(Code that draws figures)
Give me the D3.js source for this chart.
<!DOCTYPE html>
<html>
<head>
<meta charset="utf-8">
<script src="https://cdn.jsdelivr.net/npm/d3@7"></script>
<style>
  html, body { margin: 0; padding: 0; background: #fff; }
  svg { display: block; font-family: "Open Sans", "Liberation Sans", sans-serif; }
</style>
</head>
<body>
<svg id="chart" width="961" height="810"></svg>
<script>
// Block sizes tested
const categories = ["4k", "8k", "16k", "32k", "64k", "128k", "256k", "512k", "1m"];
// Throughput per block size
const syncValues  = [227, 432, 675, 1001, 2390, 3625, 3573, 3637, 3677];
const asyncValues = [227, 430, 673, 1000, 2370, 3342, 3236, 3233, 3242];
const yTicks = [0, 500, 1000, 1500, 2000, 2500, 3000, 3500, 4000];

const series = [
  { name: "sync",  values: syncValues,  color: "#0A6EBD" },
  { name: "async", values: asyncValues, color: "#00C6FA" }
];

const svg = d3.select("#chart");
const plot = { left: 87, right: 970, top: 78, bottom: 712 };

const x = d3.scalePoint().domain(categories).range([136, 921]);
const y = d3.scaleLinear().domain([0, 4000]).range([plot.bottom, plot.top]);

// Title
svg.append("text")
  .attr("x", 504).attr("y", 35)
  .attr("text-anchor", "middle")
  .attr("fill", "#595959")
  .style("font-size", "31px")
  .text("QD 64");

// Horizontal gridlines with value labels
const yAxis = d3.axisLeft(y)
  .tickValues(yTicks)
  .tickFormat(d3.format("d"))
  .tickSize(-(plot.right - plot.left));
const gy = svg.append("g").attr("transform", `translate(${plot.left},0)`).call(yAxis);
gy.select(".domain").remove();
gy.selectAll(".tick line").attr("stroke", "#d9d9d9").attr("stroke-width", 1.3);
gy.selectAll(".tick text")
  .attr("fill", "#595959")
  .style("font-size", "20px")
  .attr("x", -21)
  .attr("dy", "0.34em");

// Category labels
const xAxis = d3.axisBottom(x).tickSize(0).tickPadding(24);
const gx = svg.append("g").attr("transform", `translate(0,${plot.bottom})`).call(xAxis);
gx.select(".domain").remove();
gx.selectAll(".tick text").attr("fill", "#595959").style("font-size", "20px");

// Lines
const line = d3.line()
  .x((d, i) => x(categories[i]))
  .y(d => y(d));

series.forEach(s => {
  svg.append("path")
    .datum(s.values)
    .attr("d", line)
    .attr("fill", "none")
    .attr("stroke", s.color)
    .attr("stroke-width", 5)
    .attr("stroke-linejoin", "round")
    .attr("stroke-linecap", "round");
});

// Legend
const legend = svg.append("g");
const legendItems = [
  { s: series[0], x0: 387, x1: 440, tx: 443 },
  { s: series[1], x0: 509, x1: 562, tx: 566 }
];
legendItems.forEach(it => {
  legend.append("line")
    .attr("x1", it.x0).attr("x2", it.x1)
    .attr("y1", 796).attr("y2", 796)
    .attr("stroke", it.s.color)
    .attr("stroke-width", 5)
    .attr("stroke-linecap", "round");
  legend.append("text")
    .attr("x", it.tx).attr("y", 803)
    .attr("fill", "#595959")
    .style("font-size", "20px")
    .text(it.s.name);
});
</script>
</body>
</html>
---
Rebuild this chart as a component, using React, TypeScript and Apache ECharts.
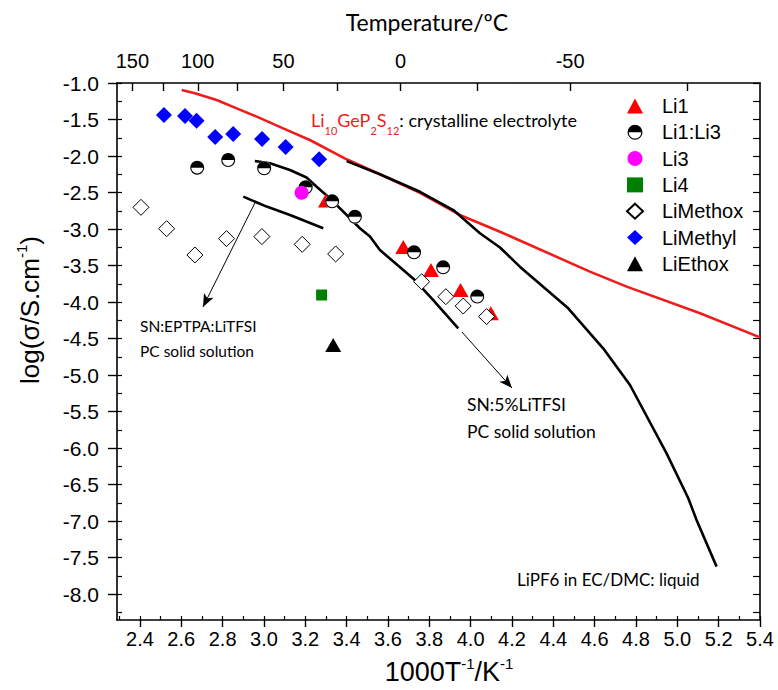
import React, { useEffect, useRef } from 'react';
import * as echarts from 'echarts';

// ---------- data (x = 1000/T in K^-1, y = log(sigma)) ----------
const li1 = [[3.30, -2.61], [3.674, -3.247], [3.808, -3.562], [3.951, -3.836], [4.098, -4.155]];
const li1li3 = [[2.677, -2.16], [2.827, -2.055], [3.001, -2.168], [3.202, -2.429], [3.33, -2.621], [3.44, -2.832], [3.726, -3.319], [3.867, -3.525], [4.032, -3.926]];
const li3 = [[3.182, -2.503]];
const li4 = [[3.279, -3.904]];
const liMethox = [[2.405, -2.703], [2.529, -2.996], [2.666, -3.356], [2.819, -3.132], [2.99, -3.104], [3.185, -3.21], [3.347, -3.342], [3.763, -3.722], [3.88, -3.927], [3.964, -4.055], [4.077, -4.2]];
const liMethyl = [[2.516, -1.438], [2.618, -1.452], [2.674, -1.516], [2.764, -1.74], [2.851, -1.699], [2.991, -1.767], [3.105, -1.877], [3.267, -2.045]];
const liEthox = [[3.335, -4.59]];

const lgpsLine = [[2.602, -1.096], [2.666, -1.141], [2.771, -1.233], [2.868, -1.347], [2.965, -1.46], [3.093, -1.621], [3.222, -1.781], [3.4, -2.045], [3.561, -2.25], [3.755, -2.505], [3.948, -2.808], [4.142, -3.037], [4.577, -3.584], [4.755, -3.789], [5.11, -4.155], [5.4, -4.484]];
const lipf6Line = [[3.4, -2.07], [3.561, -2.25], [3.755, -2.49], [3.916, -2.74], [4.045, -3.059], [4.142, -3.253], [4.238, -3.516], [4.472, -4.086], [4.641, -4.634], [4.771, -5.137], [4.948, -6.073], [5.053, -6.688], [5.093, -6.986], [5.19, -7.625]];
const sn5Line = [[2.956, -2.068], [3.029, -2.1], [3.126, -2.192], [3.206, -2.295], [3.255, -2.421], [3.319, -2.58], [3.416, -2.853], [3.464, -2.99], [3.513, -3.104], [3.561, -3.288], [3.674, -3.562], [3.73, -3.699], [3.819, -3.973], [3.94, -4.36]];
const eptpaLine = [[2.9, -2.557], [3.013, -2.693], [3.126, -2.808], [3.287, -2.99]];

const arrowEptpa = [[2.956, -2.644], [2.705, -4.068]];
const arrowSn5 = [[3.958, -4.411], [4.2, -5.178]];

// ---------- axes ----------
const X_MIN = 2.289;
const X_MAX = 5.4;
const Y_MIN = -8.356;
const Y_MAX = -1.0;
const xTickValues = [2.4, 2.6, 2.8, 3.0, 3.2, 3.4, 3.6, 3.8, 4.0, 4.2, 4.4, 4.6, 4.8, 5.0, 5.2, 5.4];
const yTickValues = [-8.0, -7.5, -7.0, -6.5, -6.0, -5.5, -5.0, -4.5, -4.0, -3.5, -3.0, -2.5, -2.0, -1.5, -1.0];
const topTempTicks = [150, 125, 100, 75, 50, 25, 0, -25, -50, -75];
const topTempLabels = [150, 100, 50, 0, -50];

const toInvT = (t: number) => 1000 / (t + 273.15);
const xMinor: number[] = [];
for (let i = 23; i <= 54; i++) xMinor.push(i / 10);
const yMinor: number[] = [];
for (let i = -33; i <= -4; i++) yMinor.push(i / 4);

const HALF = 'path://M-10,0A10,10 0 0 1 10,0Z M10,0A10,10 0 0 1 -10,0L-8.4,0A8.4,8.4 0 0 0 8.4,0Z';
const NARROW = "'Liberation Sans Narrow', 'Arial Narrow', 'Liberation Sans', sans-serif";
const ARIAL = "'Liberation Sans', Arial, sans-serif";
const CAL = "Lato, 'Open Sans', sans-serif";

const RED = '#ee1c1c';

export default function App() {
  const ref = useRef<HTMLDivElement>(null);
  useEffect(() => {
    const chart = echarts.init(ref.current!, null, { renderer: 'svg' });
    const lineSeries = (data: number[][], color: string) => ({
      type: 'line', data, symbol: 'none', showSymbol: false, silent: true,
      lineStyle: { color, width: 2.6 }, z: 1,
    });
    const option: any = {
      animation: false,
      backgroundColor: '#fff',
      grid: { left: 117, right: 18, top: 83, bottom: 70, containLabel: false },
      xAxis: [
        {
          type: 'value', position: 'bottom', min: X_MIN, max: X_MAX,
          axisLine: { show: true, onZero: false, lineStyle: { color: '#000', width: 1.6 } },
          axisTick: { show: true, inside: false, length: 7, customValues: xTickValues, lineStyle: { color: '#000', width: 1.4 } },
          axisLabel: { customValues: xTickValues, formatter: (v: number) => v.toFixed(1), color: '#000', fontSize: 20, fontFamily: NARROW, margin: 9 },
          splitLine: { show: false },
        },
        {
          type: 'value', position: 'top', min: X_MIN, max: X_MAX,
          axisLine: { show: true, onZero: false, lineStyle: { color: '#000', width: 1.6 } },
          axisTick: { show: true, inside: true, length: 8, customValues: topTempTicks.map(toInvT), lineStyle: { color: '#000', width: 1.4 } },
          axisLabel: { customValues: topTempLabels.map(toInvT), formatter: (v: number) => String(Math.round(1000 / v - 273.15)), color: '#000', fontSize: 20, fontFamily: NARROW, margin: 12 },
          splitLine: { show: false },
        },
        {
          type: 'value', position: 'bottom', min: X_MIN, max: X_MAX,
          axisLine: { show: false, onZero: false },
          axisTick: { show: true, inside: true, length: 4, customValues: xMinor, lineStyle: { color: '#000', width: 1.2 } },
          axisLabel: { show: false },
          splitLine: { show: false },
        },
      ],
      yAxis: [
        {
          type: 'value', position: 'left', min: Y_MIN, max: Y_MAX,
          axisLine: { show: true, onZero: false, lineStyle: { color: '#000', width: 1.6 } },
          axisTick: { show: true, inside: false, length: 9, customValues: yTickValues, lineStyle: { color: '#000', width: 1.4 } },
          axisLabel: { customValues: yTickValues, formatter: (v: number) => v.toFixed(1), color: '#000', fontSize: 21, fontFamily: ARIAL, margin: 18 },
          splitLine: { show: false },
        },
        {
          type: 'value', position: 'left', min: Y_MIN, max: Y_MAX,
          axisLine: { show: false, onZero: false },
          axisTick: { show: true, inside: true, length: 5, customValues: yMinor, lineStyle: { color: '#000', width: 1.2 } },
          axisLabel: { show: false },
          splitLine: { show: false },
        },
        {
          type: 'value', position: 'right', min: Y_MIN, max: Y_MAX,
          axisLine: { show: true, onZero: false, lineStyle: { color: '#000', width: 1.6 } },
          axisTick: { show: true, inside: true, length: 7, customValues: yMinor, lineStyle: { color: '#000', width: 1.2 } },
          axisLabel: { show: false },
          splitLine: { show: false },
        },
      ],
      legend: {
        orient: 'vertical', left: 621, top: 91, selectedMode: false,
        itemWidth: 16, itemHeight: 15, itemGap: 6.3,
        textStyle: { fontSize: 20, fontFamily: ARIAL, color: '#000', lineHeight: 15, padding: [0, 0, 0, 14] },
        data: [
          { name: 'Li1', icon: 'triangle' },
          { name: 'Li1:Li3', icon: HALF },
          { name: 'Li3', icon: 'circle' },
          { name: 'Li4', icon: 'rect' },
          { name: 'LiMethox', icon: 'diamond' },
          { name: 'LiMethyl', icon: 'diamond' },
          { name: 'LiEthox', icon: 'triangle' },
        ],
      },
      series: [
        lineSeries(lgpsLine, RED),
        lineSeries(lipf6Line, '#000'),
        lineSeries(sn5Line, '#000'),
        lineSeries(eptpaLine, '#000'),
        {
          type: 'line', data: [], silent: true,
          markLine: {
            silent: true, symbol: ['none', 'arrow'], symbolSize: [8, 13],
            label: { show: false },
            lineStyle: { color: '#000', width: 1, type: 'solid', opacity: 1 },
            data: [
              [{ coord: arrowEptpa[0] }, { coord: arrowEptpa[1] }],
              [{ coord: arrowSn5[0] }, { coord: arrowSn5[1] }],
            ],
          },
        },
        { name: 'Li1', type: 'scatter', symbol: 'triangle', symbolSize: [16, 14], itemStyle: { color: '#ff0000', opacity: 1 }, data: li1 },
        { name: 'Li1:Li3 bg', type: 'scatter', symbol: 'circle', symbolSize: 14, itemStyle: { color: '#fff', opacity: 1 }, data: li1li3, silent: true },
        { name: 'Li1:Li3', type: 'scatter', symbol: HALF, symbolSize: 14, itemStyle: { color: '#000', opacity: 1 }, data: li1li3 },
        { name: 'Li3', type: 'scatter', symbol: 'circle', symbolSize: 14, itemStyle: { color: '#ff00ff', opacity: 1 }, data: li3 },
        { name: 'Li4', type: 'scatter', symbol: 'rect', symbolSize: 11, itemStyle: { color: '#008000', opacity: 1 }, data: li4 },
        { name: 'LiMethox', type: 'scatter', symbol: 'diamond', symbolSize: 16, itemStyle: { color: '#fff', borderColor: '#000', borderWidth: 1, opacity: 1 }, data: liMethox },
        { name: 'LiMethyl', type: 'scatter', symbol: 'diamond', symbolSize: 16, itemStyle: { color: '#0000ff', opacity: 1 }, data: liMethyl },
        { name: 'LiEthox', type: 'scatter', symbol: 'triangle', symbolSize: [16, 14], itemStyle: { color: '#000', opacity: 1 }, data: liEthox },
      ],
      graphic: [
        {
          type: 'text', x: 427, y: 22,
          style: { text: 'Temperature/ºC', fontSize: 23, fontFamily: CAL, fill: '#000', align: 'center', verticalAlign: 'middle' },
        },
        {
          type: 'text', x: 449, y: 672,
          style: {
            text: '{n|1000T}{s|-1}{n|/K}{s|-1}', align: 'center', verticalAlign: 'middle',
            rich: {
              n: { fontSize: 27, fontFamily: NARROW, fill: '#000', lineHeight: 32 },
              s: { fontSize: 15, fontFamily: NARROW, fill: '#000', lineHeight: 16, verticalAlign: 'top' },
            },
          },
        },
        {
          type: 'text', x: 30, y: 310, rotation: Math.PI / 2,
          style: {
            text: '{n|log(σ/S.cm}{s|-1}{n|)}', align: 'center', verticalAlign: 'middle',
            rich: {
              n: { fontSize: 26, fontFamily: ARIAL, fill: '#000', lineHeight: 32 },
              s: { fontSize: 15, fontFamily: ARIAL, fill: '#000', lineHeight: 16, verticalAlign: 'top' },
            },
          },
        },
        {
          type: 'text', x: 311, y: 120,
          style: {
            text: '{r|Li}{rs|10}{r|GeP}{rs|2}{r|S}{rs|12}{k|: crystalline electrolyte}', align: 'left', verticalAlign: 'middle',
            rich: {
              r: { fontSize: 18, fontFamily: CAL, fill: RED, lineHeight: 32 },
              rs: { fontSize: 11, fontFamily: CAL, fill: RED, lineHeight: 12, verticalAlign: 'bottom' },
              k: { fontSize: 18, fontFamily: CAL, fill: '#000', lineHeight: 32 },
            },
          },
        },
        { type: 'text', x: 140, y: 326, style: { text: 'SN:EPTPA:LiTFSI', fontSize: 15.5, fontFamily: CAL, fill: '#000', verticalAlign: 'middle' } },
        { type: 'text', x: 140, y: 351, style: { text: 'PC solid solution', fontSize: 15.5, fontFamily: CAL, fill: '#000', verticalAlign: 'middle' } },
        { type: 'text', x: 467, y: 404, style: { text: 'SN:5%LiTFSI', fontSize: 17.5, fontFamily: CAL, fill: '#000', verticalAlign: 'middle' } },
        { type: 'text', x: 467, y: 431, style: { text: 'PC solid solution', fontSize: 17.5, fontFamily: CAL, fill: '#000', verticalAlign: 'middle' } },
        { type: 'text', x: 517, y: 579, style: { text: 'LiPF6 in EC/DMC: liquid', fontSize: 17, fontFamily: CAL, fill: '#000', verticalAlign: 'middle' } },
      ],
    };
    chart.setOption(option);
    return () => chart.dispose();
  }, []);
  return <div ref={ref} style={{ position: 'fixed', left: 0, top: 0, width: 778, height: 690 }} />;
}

What you are asked to do
Between the line with "Rebuild this chart" and the line with "import * as echarts from 'echarts';", ends included, lies the span to copy exactly; copy nothing else and leave out the pictures.

Reply to the task
Rebuild this chart as a component, using React, TypeScript and Apache ECharts.
import React, { useEffect, useRef } from 'react';
import * as echarts from 'echarts';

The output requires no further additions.